ABD ekonomisi şu anda Türkiye ekonomisi karşısında dünden bugüne göreli olarak daha fazla güçleniyor değil, doların değer kazanması da bununla alakalı değil. Türkiye’nin ekonomik göstergeleri ise Türk lirasının bu ölçüde düşmesini gerektirecek hiçbir işaret vermiyor. Aksine Türkiye’nin bütün ekonomik göstergeleri çok daha güçlü olduğunu gösteriyor.

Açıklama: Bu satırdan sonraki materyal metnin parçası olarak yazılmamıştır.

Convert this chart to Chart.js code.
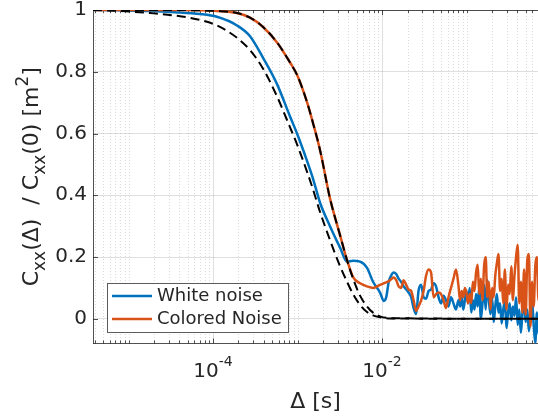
<!DOCTYPE html>
<html>
<head>
<meta charset="utf-8">
<script src="https://cdn.jsdelivr.net/npm/chart.js@4.4.0/dist/chart.umd.min.js"></script>
<style>
  html, body { margin: 0; padding: 0; background: #fff; }
  #wrap { width: 538px; height: 418px; }
</style>
</head>
<body>
<div id="wrap"><canvas id="chart" width="538" height="418"></canvas></div>
<script>
// lag values (s)
const lags = [
  3.8e-6, 7.9e-6, 1.8e-5, 3.55e-5, 7.0e-5, 1.11e-4, 1.92e-4, 2.74e-4, 3.91e-4, 5.72e-4,
  8.15e-4, 9.86e-4, 1.30e-3, 1.52e-3, 1.85e-3, 2.42e-3, 3.19e-3, 3.85e-3, 4.54e-3, 5.49e-3,
  6.64e-3, 7.82e-3, 9.46e-3,
  0.0105, 0.0112, 0.0120, 0.0128, 0.0137, 0.0147, 0.0157, 0.0168, 0.0180, 0.0193,
  0.0206, 0.0221, 0.0236, 0.0253, 0.0270, 0.0290, 0.0310, 0.0332, 0.0355, 0.0380,
  0.0407, 0.0435, 0.0466, 0.0499, 0.0534, 0.0571, 0.0611, 0.0654, 0.0700, 0.0750, 0.0800,
  0.0838, 0.0875, 0.0914, 0.0954, 0.0997, 0.1041, 0.1088, 0.1136, 0.1187, 0.1240,
  0.1295, 0.1353, 0.1413, 0.1476, 0.1542, 0.1611, 0.1683, 0.1758, 0.1836, 0.1918,
  0.2003, 0.2093, 0.2186, 0.2283, 0.2385, 0.2491, 0.2602, 0.2718, 0.2839, 0.2966,
  0.3098, 0.3236, 0.3381, 0.3531, 0.3688, 0.3853, 0.4025, 0.4204, 0.4391, 0.4587,
  0.4791, 0.5005, 0.5228, 0.5461, 0.5704, 0.5958, 0.6224, 0.6501, 0.6791, 0.7094, 0.7410
];

const whiteNoise = [
  1.0, 0.999, 0.997, 0.993, 0.987, 0.978, 0.95, 0.915, 0.845, 0.76,
  0.655, 0.60, 0.51, 0.455, 0.375, 0.30, 0.23, 0.185, 0.188, 0.185,
  0.165, 0.12, 0.085,
  0.058, 0.07, 0.12, 0.14, 0.15, 0.145, 0.13, 0.12, 0.105, 0.095,
  0.085, 0.07, 0.035, 0.015, 0.09, 0.11, 0.07, 0.065, 0.09, 0.095,
  0.115, 0.105, 0.07, 0.05, 0.075, 0.06, 0.04, 0.07, 0.05, 0.03, 0.06,
  0.04, 0.07, 0.03, 0.06, 0.09, 0.05, 0.10, 0.02, 0.06, 0.03,
  0.08, 0.04, 0.10, 0.0, 0.05, 0.11, 0.03, 0.126, 0.06, 0.015,
  0.07, -0.01, 0.04, 0.08, 0.02, 0.05, -0.015, 0.03, 0.06, -0.03,
  0.02, 0.05, -0.005, 0.04, 0.01, 0.07, -0.02, 0.03, -0.045, 0.02,
  0.05, -0.01, 0.03, -0.04, 0.01, 0.06, -0.02, -0.078, 0.02, -0.05, 0.0
];

const coloredNoise = [
  1.0, 1.0, 1.0, 1.0, 0.999, 0.997, 0.99, 0.975, 0.945, 0.895,
  0.83, 0.79, 0.70, 0.635, 0.545, 0.39, 0.27, 0.19, 0.135, 0.115,
  0.105, 0.10, 0.11,
  0.115, 0.118, 0.122, 0.128, 0.134, 0.125, 0.105, 0.10, 0.125, 0.11,
  0.095, 0.09, 0.06, 0.025, 0.04, 0.06, 0.09, 0.14, 0.16, 0.15,
  0.07, 0.08, 0.085, 0.08, 0.06, 0.035, 0.07, 0.10, 0.13, 0.16, 0.11,
  0.06, 0.09, 0.07, 0.10, 0.085, 0.05, 0.08, 0.05, 0.12, 0.09,
  0.15, 0.175, 0.08, 0.13, 0.06, 0.17, 0.20, 0.07, 0.12, 0.03,
  0.10, 0.07, 0.14, 0.18, 0.21, 0.09, 0.13, 0.05, 0.16, 0.03,
  0.11, 0.08, 0.17, 0.06, 0.14, 0.20, 0.24, 0.05, 0.12, 0.02,
  0.16, 0.013, 0.19, 0.21, -0.025, 0.12, 0.04, 0.17, 0.20, 0.06, 0.12
];

// theoretical curves (dashed)
const theoryLags = [
  3.8e-6, 7.9e-6, 1.8e-5, 3.55e-5, 7.0e-5, 1.11e-4, 1.92e-4, 2.74e-4, 3.91e-4, 5.72e-4,
  8.15e-4, 9.86e-4, 1.30e-3, 1.52e-3, 1.85e-3, 2.42e-3, 3.19e-3, 3.85e-3, 4.54e-3, 5.49e-3,
  6.64e-3, 7.82e-3, 9.46e-3, 0.0128, 0.741
];
const theoryWhite = [
  1.0, 0.997, 0.99, 0.982, 0.968, 0.95, 0.91, 0.87, 0.81, 0.72,
  0.62, 0.565, 0.475, 0.42, 0.345, 0.255, 0.17, 0.12, 0.08, 0.045,
  0.022, 0.011, 0.005, 0.001, 0.0
];
const theoryColored = [
  1.0, 1.0, 1.0, 1.0, 0.999, 0.997, 0.99, 0.975, 0.945, 0.895,
  0.83, 0.79, 0.70, 0.635, 0.545, 0.39, 0.27, 0.19, 0.13, 0.075,
  0.04, 0.02, 0.008, 0.002, 0.0
];

const seriesNames = ['White noise', 'Colored Noise'];
const xMajorTicks = [1e-4, 1e-2];
const yTicks = [0, 0.2, 0.4, 0.6, 0.8, 1];

const BLUE = '#0072BD';
const ORANGE = '#D95319';
const TEXT = '#262626';
const FONT = "'DejaVu Sans', sans-serif";

const pts = (xs, ys) => xs.map((x, i) => ({ x: x, y: ys[i] }));

// minor grid, inward ticks, box, labels and legend
const decor = {
  id: 'decor',
  beforeDatasetsDraw(chart) {
    const ctx = chart.ctx;
    const a = chart.chartArea;
    const xs = chart.scales.x;
    const ys = chart.scales.y;
    ctx.save();
    // minor x grid
    ctx.strokeStyle = 'rgba(38,38,38,0.16)';
    ctx.lineWidth = 1;
    ctx.setLineDash([1, 2]);
    const minors = [];
    for (let k = -6; k <= 0; k++) {
      for (let m = 1; m <= 9; m++) {
        const v = m * Math.pow(10, k);
        if (v >= xs.min && v <= xs.max) minors.push(v);
      }
    }
    minors.forEach(v => {
      if (xMajorTicks.some(t => Math.abs(t - v) / t < 1e-6)) return;
      const px = Math.round(xs.getPixelForValue(v)) + 0.5;
      ctx.beginPath();
      ctx.moveTo(px, a.top);
      ctx.lineTo(px, a.bottom);
      ctx.stroke();
    });
    ctx.setLineDash([]);
    // tick marks
    ctx.strokeStyle = 'rgba(38,38,38,0.8)';
    minors.forEach(v => {
      const major = xMajorTicks.some(t => Math.abs(t - v) / t < 1e-6);
      const len = major ? 5 : 3;
      const px = Math.round(xs.getPixelForValue(v)) + 0.5;
      ctx.beginPath();
      ctx.moveTo(px, a.bottom);
      ctx.lineTo(px, a.bottom - len);
      ctx.moveTo(px, a.top);
      ctx.lineTo(px, a.top + len);
      ctx.stroke();
    });
    yTicks.forEach(v => {
      const py = Math.round(ys.getPixelForValue(v)) + 0.5;
      ctx.beginPath();
      ctx.moveTo(a.left, py);
      ctx.lineTo(a.left + 5, py);
      ctx.stroke();
    });
    // top border
    ctx.beginPath();
    ctx.moveTo(a.left, Math.round(a.top) + 0.5);
    ctx.lineTo(a.right, Math.round(a.top) + 0.5);
    ctx.stroke();
    ctx.restore();
  },
  afterDraw(chart) {
    const ctx = chart.ctx;
    const a = chart.chartArea;
    const xs = chart.scales.x;
    ctx.save();
    ctx.fillStyle = TEXT;
    ctx.textBaseline = 'alphabetic';
    ctx.textAlign = 'left';

    // x tick labels 10^k
    xMajorTicks.forEach(v => {
      const exp = String(Math.round(Math.log10(v)));
      ctx.font = '20px ' + FONT;
      const wb = ctx.measureText('10').width;
      ctx.font = '14px ' + FONT;
      const we = ctx.measureText(exp).width;
      const x0 = xs.getPixelForValue(v) - (wb + we) / 2;
      ctx.font = '20px ' + FONT;
      ctx.fillText('10', x0, 377);
      ctx.font = '14px ' + FONT;
      ctx.fillText(exp, x0 + wb, 366);
    });

    // x title
    ctx.font = '22px ' + FONT;
    ctx.textAlign = 'center';
    ctx.fillText('\u0394 [s]', (a.left + a.right) / 2, 408);

    // y title with sub/superscripts
    const segs = [
      { t: 'C', s: 0 }, { t: 'xx', s: 1 }, { t: '(\u0394)  / C', s: 0 },
      { t: 'xx', s: 1 }, { t: '(0) [m', s: 0 }, { t: '2', s: 2 }, { t: ']', s: 0 }
    ];
    const fontFor = s => (s === 0 ? '22px ' : '17px ') + FONT;
    let total = 0;
    segs.forEach(g => { ctx.font = fontFor(g.s); g.w = ctx.measureText(g.t).width; total += g.w; });
    ctx.translate(38, (a.top + a.bottom) / 2);
    ctx.rotate(-Math.PI / 2);
    ctx.textAlign = 'left';
    let cx = -total / 2;
    segs.forEach(g => {
      ctx.font = fontFor(g.s);
      const dy = g.s === 1 ? 7 : g.s === 2 ? -10 : 0;
      ctx.fillText(g.t, cx, dy);
      cx += g.w;
    });
    ctx.setTransform(1, 0, 0, 1, 0, 0);

    // legend
    const bx = 107.5, by = 283.5, bw = 181, bh = 49;
    ctx.fillStyle = '#fff';
    ctx.fillRect(bx, by, bw, bh);
    ctx.strokeStyle = 'rgba(38,38,38,0.75)';
    ctx.lineWidth = 1;
    ctx.strokeRect(bx, by, bw, bh);
    const rows = [[seriesNames[0], BLUE, 296], [seriesNames[1], ORANGE, 319]];
    rows.forEach(r => {
      ctx.strokeStyle = r[1];
      ctx.lineWidth = 2.5;
      ctx.beginPath();
      ctx.moveTo(112, r[2]);
      ctx.lineTo(152, r[2]);
      ctx.stroke();
      ctx.fillStyle = TEXT;
      ctx.font = '18px ' + FONT;
      ctx.textAlign = 'left';
      ctx.textBaseline = 'middle';
      ctx.fillText(r[0], 157, r[2]);
    });
    ctx.restore();
  }
};

new Chart(document.getElementById('chart').getContext('2d'), {
  type: 'line',
  data: {
    datasets: [
      {
        label: 'theory colored',
        data: pts(theoryLags, theoryColored),
        borderColor: '#000',
        borderWidth: 2,
        borderDash: [9, 5],
        pointRadius: 0,
        cubicInterpolationMode: 'monotone',
      },
      {
        label: 'theory white',
        data: pts(theoryLags, theoryWhite),
        borderColor: '#000',
        borderWidth: 2,
        borderDash: [9, 5],
        pointRadius: 0,
        cubicInterpolationMode: 'monotone',
      },
      {
        label: seriesNames[1],
        data: pts(lags, coloredNoise),
        borderColor: ORANGE,
        borderWidth: 2.5,
        pointRadius: 0,
        cubicInterpolationMode: 'monotone',
      },
      {
        label: seriesNames[0],
        data: pts(lags, whiteNoise),
        borderColor: BLUE,
        borderWidth: 2.5,
        pointRadius: 0,
        cubicInterpolationMode: 'monotone',
      },
    ]
  },
  options: {
    responsive: false,
    animation: false,
    devicePixelRatio: 1,
    layout: { padding: { top: 10, left: 0, right: 0, bottom: 0 } },
    plugins: { legend: { display: false }, tooltip: { enabled: false } },
    scales: {
      x: {
        type: 'logarithmic',
        min: 3.8e-6,
        max: 0.70,
        afterBuildTicks: s => { s.ticks = xMajorTicks.map(v => ({ value: v })); },
        afterFit: s => { s.height = 74.5; s.paddingLeft = 0; s.paddingRight = 0; },
        ticks: { display: false },
        grid: { color: 'rgba(38,38,38,0.15)', drawTicks: false },
        border: { color: 'rgba(38,38,38,0.8)' },
      },
      y: {
        type: 'linear',
        min: -0.08,
        max: 1,
        afterBuildTicks: s => { s.ticks = yTicks.map(v => ({ value: v })); },
        afterFit: s => { s.width = 93; s.paddingTop = 0; s.paddingBottom = 0; },
        ticks: {
          padding: 6,
          color: TEXT,
          font: { family: FONT, size: 20 },
          callback: v => (v === 0 || v === 1) ? String(v) : v.toFixed(1),
        },
        grid: { color: 'rgba(38,38,38,0.15)', drawTicks: false },
        border: { color: 'rgba(38,38,38,0.8)' },
      }
    }
  },
  plugins: [decor]
});
</script>
</body>
</html>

Dolayısıyla krizin ekonomik olmaktan ziyade siyasi olduğunda hiç kimsenin artık bir kuşkusu olmadığı için aslında krizin etkisi de her geçen gün daha da azalıyor. ABD Doları bir silah, bir koz olarak sahaya sürmek suretiyle kendisinde de dolarına da olan bütün güveni yitiriyor.
Bu, sadece Türkiye’de değil bütün dünyada dolara karşı ve Amerikan hegemonyasına karşı alternatif arayışlarını daha fazla hızlandırıyor. Öteden beri herkeste bu hegemonyanın ahlaksızlığına, kural tanımaz pervasızlığına dair bir hoşnutsuzluk biriktiriyordu zaten. Bu hoşnutsuzluk Türkiye ile birlikte bir patlama noktasına gelmiş durumda.
O yüzden ABD’nin siyasi üstünlüğünü doları bu kadar açıktan koz olarak kullanmak suretiyle Türkiye’ye dayatma girişimi yanında hiçbir müttefik bloğu bulamıyor. AB ülkelerinin neredeyse tamamı bu ahlaksız kur suiistimaline karşı ABD’ye tavırlarını koydular.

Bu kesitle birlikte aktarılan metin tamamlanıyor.